Studies from the National Renewable Energy Laboratory (NREL), supported by the Department of Energy (DOE), strike a careful tone. They urge utilities to experiment through pilots and partnerships rather than sweeping deployments. The restraint reflects hard reality. Power systems are critical infrastructure, and mistakes can be costly.

The appeal of AI is clear. Modern grids generate torrents of data from sensors, markets, weather models and control rooms. Extreme heat, storms and wildfires add further strain. Human operators, however skilled, struggle to absorb it all in real time. NREL researchers argue that generative AI could help by filtering noise, summarising risks and highlighting priorities during outages or emergencies.

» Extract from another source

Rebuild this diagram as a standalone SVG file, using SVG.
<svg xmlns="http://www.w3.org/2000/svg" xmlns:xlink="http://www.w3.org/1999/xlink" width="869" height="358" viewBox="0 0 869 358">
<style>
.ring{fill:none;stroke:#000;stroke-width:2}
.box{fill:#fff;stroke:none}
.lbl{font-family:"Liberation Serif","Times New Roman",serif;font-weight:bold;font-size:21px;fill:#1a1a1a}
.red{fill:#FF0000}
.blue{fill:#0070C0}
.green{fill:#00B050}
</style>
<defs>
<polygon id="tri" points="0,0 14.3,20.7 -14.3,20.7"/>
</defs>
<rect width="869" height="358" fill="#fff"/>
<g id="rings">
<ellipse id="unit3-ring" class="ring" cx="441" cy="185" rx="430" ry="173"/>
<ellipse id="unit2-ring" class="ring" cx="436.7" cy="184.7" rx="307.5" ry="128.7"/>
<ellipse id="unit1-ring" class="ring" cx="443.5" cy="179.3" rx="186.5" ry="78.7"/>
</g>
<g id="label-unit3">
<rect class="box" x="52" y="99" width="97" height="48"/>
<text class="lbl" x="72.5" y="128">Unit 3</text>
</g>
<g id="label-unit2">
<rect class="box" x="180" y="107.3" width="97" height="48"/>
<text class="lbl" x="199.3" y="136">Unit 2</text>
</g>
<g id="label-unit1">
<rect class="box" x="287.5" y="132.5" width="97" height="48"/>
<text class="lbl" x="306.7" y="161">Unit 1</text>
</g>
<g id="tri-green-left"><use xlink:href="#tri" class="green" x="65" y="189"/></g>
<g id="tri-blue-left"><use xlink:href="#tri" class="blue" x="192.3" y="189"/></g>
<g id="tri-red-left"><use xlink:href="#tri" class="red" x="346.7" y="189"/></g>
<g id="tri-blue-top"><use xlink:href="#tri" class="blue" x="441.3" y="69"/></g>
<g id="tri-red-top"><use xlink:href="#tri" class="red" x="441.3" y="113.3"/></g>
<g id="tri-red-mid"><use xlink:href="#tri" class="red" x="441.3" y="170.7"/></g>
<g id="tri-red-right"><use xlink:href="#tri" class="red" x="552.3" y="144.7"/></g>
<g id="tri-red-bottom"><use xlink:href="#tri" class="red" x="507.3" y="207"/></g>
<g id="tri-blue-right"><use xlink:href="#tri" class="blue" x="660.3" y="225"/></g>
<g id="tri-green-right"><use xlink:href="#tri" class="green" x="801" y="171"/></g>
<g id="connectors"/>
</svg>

Yet the research draws a firm line. The aim is not to replace operators, but to support them. DOE-backed work repeatedly stresses “human-in-the-loop” systems, where people retain final authority. In electricity networks, reliability matters more than speed, and accountability more than novelty.

Planning offers another opening. Expanding transmission or upgrading substations can take years of modelling and scenario testing. AI-assisted tools might compress that process, allowing planners to test how future demand, from electric vehicles, data centres or broader electrification, could strain the grid. Faster analysis could, in theory, mean faster investment.

The barriers are substantial. Generative AI can hallucinate errors. Greater digitalisation widens the attack surface for cyber threats. Rules on data use, accountability and liability remain unsettled. For now, DOE and NREL stop short of calling for new regulation. Instead, they advocate early engagement with regulators to build trust before AI becomes embedded in daily operations.

The message is cautious but not dismissive. Generative AI will not solve the grid’s problems on its own. But as electricity systems grow more complex, ignoring a tool that might help manage that complexity carries its own risks. For utilities, the challenge is to move slowly enough to stay safe, yet quickly enough to stay relevant.